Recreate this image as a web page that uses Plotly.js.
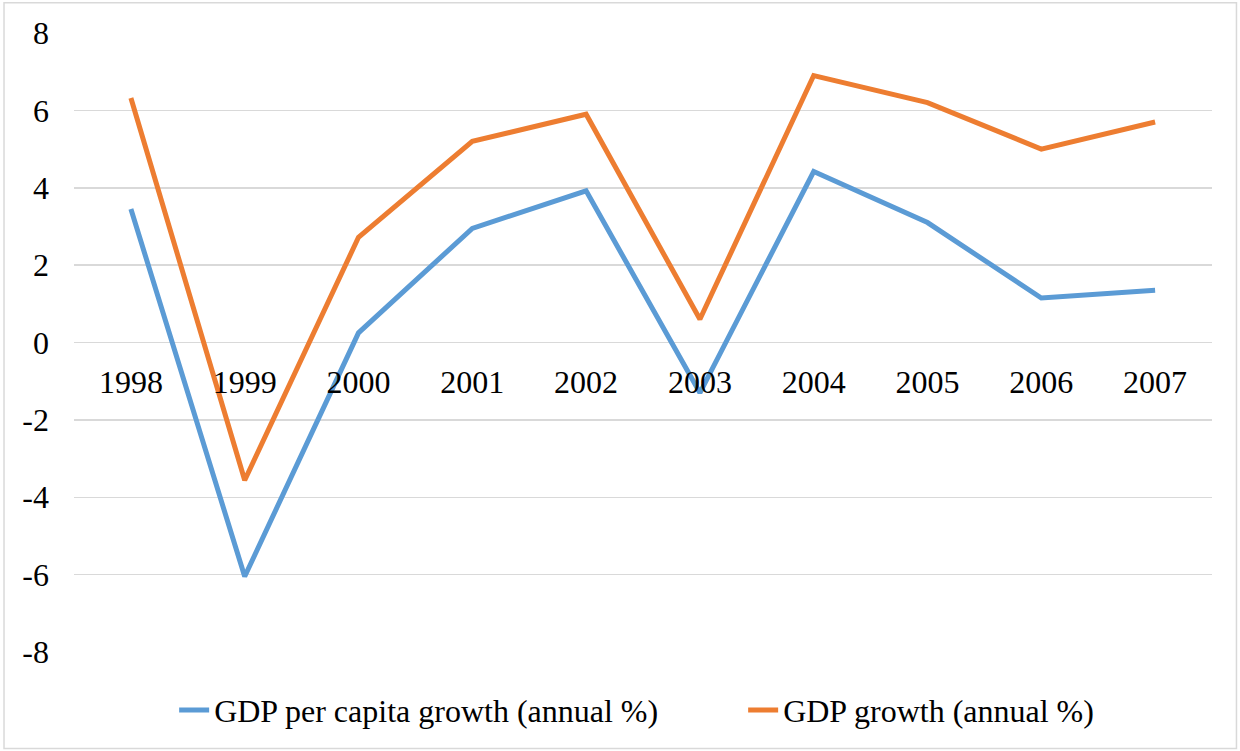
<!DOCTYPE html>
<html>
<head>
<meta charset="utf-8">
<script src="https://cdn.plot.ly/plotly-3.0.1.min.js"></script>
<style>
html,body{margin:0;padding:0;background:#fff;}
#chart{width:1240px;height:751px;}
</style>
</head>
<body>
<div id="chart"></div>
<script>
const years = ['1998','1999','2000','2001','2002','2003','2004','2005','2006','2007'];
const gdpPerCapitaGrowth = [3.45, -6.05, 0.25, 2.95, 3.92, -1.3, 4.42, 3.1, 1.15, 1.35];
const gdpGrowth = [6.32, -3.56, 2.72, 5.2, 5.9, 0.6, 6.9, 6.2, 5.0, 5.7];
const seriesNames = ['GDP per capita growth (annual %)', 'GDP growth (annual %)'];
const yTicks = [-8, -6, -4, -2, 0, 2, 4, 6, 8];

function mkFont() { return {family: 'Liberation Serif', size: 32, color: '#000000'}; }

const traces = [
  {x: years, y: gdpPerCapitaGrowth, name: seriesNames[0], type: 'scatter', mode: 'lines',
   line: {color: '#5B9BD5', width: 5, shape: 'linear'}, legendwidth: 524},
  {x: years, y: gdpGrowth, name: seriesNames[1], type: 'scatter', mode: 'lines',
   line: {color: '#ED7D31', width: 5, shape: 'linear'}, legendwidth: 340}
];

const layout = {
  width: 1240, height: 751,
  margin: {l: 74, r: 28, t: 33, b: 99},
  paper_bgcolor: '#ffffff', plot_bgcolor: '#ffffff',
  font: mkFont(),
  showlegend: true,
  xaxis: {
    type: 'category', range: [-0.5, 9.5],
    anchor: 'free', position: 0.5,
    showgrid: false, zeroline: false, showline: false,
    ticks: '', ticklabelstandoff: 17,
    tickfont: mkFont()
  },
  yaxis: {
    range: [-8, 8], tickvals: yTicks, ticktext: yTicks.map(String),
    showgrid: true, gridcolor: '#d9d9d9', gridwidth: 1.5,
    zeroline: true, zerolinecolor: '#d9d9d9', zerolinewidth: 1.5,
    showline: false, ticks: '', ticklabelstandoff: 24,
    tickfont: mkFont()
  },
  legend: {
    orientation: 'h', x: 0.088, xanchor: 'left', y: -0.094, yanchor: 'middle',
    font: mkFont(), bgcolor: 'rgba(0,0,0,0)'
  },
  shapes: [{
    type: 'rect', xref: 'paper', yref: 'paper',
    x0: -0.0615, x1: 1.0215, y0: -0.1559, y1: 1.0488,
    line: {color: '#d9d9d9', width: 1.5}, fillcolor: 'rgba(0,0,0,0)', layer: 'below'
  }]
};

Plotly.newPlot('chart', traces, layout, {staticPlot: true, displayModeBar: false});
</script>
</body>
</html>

Set problem - Repeat the material verbatim. Do not carry over any picture.

Exercise solution -
Recreate this image as a web page that uses Plotly.js.
<!DOCTYPE html>
<html>
<head>
<meta charset="utf-8">
<script src="https://cdn.plot.ly/plotly-3.0.1.min.js"></script>
<style>
html,body{margin:0;padding:0;background:#fff;}
#chart{width:1240px;height:751px;}
</style>
</head>
<body>
<div id="chart"></div>
<script>
const years = ['1998','1999','2000','2001','2002','2003','2004','2005','2006','2007'];
const gdpPerCapitaGrowth = [3.45, -6.05, 0.25, 2.95, 3.92, -1.3, 4.42, 3.1, 1.15, 1.35];
const gdpGrowth = [6.32, -3.56, 2.72, 5.2, 5.9, 0.6, 6.9, 6.2, 5.0, 5.7];
const seriesNames = ['GDP per capita growth (annual %)', 'GDP growth (annual %)'];
const yTicks = [-8, -6, -4, -2, 0, 2, 4, 6, 8];

function mkFont() { return {family: 'Liberation Serif', size: 32, color: '#000000'}; }

const traces = [
  {x: years, y: gdpPerCapitaGrowth, name: seriesNames[0], type: 'scatter', mode: 'lines',
   line: {color: '#5B9BD5', width: 5, shape: 'linear'}, legendwidth: 524},
  {x: years, y: gdpGrowth, name: seriesNames[1], type: 'scatter', mode: 'lines',
   line: {color: '#ED7D31', width: 5, shape: 'linear'}, legendwidth: 340}
];

const layout = {
  width: 1240, height: 751,
  margin: {l: 74, r: 28, t: 33, b: 99},
  paper_bgcolor: '#ffffff', plot_bgcolor: '#ffffff',
  font: mkFont(),
  showlegend: true,
  xaxis: {
    type: 'category', range: [-0.5, 9.5],
    anchor: 'free', position: 0.5,
    showgrid: false, zeroline: false, showline: false,
    ticks: '', ticklabelstandoff: 17,
    tickfont: mkFont()
  },
  yaxis: {
    range: [-8, 8], tickvals: yTicks, ticktext: yTicks.map(String),
    showgrid: true, gridcolor: '#d9d9d9', gridwidth: 1.5,
    zeroline: true, zerolinecolor: '#d9d9d9', zerolinewidth: 1.5,
    showline: false, ticks: '', ticklabelstandoff: 24,
    tickfont: mkFont()
  },
  legend: {
    orientation: 'h', x: 0.088, xanchor: 'left', y: -0.094, yanchor: 'middle',
    font: mkFont(), bgcolor: 'rgba(0,0,0,0)'
  },
  shapes: [{
    type: 'rect', xref: 'paper', yref: 'paper',
    x0: -0.0615, x1: 1.0215, y0: -0.1559, y1: 1.0488,
    line: {color: '#d9d9d9', width: 1.5}, fillcolor: 'rgba(0,0,0,0)', layer: 'below'
  }]
};

Plotly.newPlot('chart', traces, layout, {staticPlot: true, displayModeBar: false});
</script>
</body>
</html>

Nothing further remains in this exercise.